> [Task description]
Write out the full listing exactly as given, minus the images.

> [Data excerpt]
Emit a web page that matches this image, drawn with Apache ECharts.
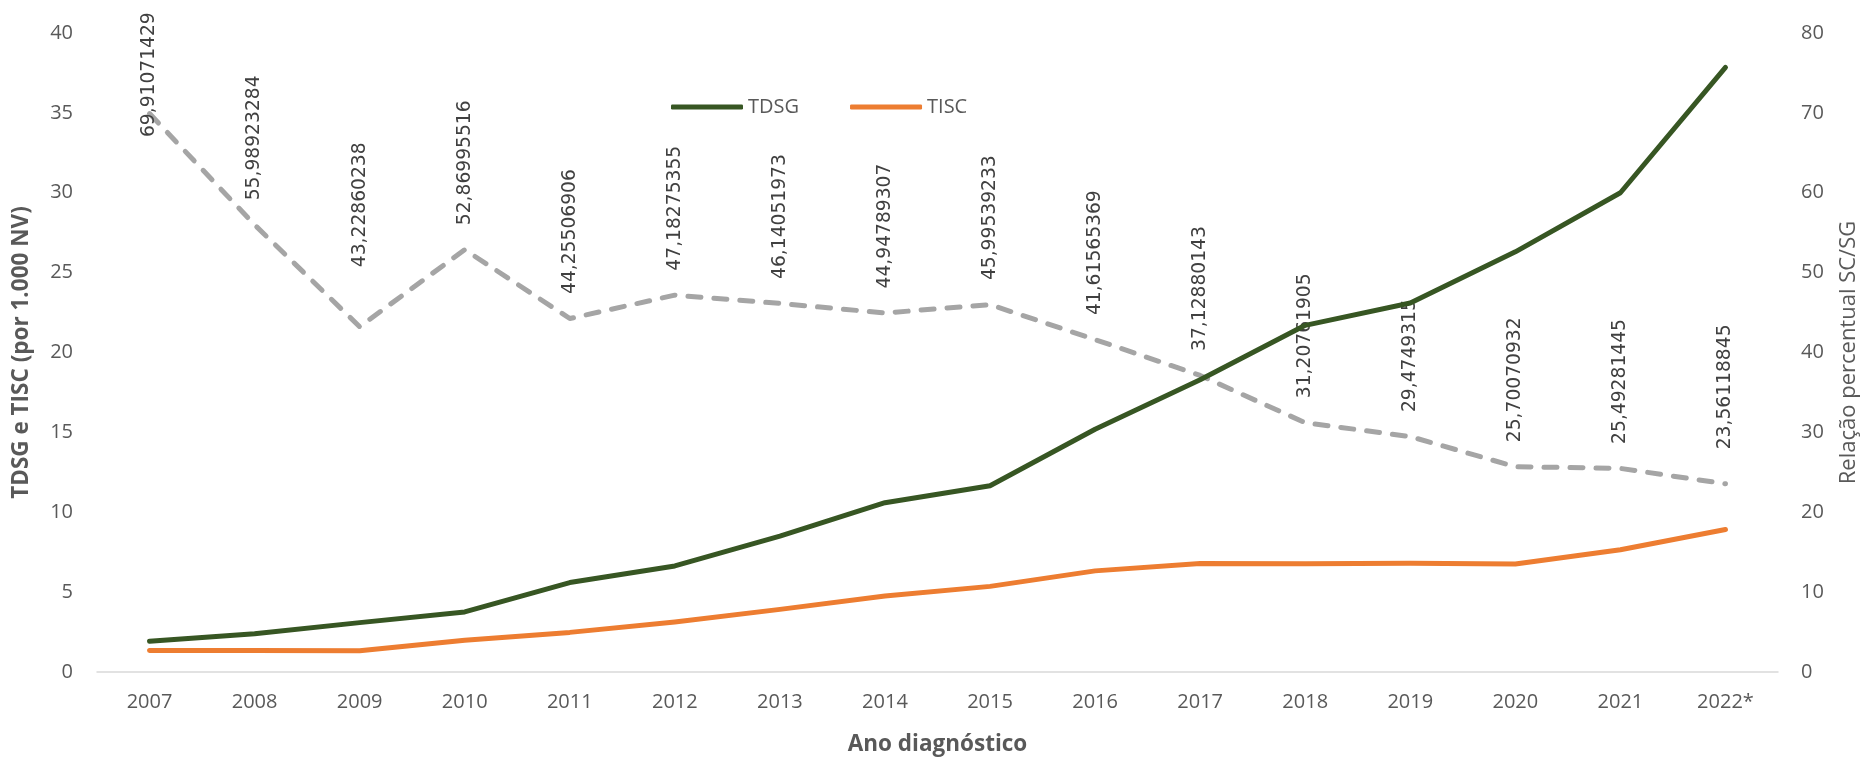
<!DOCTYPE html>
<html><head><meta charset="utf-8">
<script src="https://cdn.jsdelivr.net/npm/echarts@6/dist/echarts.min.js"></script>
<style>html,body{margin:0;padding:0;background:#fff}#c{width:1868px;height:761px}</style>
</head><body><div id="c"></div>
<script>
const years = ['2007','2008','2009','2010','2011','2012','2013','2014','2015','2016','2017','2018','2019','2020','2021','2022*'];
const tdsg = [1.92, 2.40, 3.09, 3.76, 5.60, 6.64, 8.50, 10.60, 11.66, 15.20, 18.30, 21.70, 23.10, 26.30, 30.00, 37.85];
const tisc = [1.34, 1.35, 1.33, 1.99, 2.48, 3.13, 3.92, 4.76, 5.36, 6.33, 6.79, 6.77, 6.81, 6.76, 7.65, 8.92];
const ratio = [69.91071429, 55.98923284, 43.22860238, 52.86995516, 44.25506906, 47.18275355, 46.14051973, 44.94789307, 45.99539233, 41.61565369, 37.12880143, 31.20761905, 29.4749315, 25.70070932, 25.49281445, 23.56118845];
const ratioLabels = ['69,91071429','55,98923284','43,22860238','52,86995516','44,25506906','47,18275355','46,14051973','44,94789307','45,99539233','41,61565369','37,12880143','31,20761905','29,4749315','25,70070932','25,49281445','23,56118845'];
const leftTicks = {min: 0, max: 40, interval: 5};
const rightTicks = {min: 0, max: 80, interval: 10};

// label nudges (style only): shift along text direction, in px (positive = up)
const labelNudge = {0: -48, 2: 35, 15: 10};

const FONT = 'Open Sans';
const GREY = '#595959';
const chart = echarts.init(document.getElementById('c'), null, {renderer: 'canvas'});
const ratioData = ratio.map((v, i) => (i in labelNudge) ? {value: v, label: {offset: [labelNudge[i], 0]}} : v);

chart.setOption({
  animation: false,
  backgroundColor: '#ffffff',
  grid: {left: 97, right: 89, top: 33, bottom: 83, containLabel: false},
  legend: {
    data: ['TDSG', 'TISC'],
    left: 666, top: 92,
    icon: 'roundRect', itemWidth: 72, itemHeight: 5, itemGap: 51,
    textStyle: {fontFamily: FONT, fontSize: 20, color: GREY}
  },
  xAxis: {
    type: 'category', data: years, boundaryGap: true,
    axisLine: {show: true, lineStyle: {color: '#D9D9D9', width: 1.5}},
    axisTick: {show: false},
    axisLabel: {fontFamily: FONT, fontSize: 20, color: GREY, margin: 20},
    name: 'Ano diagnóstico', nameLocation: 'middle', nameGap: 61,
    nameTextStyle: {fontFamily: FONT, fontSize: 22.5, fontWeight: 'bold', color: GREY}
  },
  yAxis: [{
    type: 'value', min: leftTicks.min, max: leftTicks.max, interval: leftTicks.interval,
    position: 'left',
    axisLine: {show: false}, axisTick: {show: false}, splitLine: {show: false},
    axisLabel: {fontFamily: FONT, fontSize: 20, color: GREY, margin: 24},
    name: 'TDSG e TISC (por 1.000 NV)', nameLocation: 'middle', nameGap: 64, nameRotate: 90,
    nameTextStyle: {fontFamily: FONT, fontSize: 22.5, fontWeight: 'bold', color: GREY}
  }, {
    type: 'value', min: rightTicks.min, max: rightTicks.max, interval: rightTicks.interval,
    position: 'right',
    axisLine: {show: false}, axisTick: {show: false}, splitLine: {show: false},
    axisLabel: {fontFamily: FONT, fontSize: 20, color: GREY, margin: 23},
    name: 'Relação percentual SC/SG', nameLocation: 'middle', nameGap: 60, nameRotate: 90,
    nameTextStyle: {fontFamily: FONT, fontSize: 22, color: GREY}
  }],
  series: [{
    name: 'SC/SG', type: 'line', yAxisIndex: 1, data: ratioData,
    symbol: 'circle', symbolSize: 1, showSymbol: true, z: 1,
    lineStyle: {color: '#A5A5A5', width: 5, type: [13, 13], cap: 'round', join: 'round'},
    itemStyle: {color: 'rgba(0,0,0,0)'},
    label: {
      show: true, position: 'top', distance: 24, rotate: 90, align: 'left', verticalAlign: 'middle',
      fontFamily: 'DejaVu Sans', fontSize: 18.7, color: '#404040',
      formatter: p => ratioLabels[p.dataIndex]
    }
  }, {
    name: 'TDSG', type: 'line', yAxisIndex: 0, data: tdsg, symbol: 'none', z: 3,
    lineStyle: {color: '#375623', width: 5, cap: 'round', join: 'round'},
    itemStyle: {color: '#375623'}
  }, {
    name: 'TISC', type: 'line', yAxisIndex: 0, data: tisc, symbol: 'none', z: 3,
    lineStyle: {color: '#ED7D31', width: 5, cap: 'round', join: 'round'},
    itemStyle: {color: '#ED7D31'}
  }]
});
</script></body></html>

> [Answer to the task]
Emit a web page that matches this image, drawn with Apache ECharts.
<!DOCTYPE html>
<html><head><meta charset="utf-8">
<script src="https://cdn.jsdelivr.net/npm/echarts@6/dist/echarts.min.js"></script>
<style>html,body{margin:0;padding:0;background:#fff}#c{width:1868px;height:761px}</style>
</head><body><div id="c"></div>
<script>
const years = ['2007','2008','2009','2010','2011','2012','2013','2014','2015','2016','2017','2018','2019','2020','2021','2022*'];
const tdsg = [1.92, 2.40, 3.09, 3.76, 5.60, 6.64, 8.50, 10.60, 11.66, 15.20, 18.30, 21.70, 23.10, 26.30, 30.00, 37.85];
const tisc = [1.34, 1.35, 1.33, 1.99, 2.48, 3.13, 3.92, 4.76, 5.36, 6.33, 6.79, 6.77, 6.81, 6.76, 7.65, 8.92];
const ratio = [69.91071429, 55.98923284, 43.22860238, 52.86995516, 44.25506906, 47.18275355, 46.14051973, 44.94789307, 45.99539233, 41.61565369, 37.12880143, 31.20761905, 29.4749315, 25.70070932, 25.49281445, 23.56118845];
const ratioLabels = ['69,91071429','55,98923284','43,22860238','52,86995516','44,25506906','47,18275355','46,14051973','44,94789307','45,99539233','41,61565369','37,12880143','31,20761905','29,4749315','25,70070932','25,49281445','23,56118845'];
const leftTicks = {min: 0, max: 40, interval: 5};
const rightTicks = {min: 0, max: 80, interval: 10};

// label nudges (style only): shift along text direction, in px (positive = up)
const labelNudge = {0: -48, 2: 35, 15: 10};

const FONT = 'Open Sans';
const GREY = '#595959';
const chart = echarts.init(document.getElementById('c'), null, {renderer: 'canvas'});
const ratioData = ratio.map((v, i) => (i in labelNudge) ? {value: v, label: {offset: [labelNudge[i], 0]}} : v);

chart.setOption({
  animation: false,
  backgroundColor: '#ffffff',
  grid: {left: 97, right: 89, top: 33, bottom: 83, containLabel: false},
  legend: {
    data: ['TDSG', 'TISC'],
    left: 666, top: 92,
    icon: 'roundRect', itemWidth: 72, itemHeight: 5, itemGap: 51,
    textStyle: {fontFamily: FONT, fontSize: 20, color: GREY}
  },
  xAxis: {
    type: 'category', data: years, boundaryGap: true,
    axisLine: {show: true, lineStyle: {color: '#D9D9D9', width: 1.5}},
    axisTick: {show: false},
    axisLabel: {fontFamily: FONT, fontSize: 20, color: GREY, margin: 20},
    name: 'Ano diagnóstico', nameLocation: 'middle', nameGap: 61,
    nameTextStyle: {fontFamily: FONT, fontSize: 22.5, fontWeight: 'bold', color: GREY}
  },
  yAxis: [{
    type: 'value', min: leftTicks.min, max: leftTicks.max, interval: leftTicks.interval,
    position: 'left',
    axisLine: {show: false}, axisTick: {show: false}, splitLine: {show: false},
    axisLabel: {fontFamily: FONT, fontSize: 20, color: GREY, margin: 24},
    name: 'TDSG e TISC (por 1.000 NV)', nameLocation: 'middle', nameGap: 64, nameRotate: 90,
    nameTextStyle: {fontFamily: FONT, fontSize: 22.5, fontWeight: 'bold', color: GREY}
  }, {
    type: 'value', min: rightTicks.min, max: rightTicks.max, interval: rightTicks.interval,
    position: 'right',
    axisLine: {show: false}, axisTick: {show: false}, splitLine: {show: false},
    axisLabel: {fontFamily: FONT, fontSize: 20, color: GREY, margin: 23},
    name: 'Relação percentual SC/SG', nameLocation: 'middle', nameGap: 60, nameRotate: 90,
    nameTextStyle: {fontFamily: FONT, fontSize: 22, color: GREY}
  }],
  series: [{
    name: 'SC/SG', type: 'line', yAxisIndex: 1, data: ratioData,
    symbol: 'circle', symbolSize: 1, showSymbol: true, z: 1,
    lineStyle: {color: '#A5A5A5', width: 5, type: [13, 13], cap: 'round', join: 'round'},
    itemStyle: {color: 'rgba(0,0,0,0)'},
    label: {
      show: true, position: 'top', distance: 24, rotate: 90, align: 'left', verticalAlign: 'middle',
      fontFamily: 'DejaVu Sans', fontSize: 18.7, color: '#404040',
      formatter: p => ratioLabels[p.dataIndex]
    }
  }, {
    name: 'TDSG', type: 'line', yAxisIndex: 0, data: tdsg, symbol: 'none', z: 3,
    lineStyle: {color: '#375623', width: 5, cap: 'round', join: 'round'},
    itemStyle: {color: '#375623'}
  }, {
    name: 'TISC', type: 'line', yAxisIndex: 0, data: tisc, symbol: 'none', z: 3,
    lineStyle: {color: '#ED7D31', width: 5, cap: 'round', join: 'round'},
    itemStyle: {color: '#ED7D31'}
  }]
});
</script></body></html>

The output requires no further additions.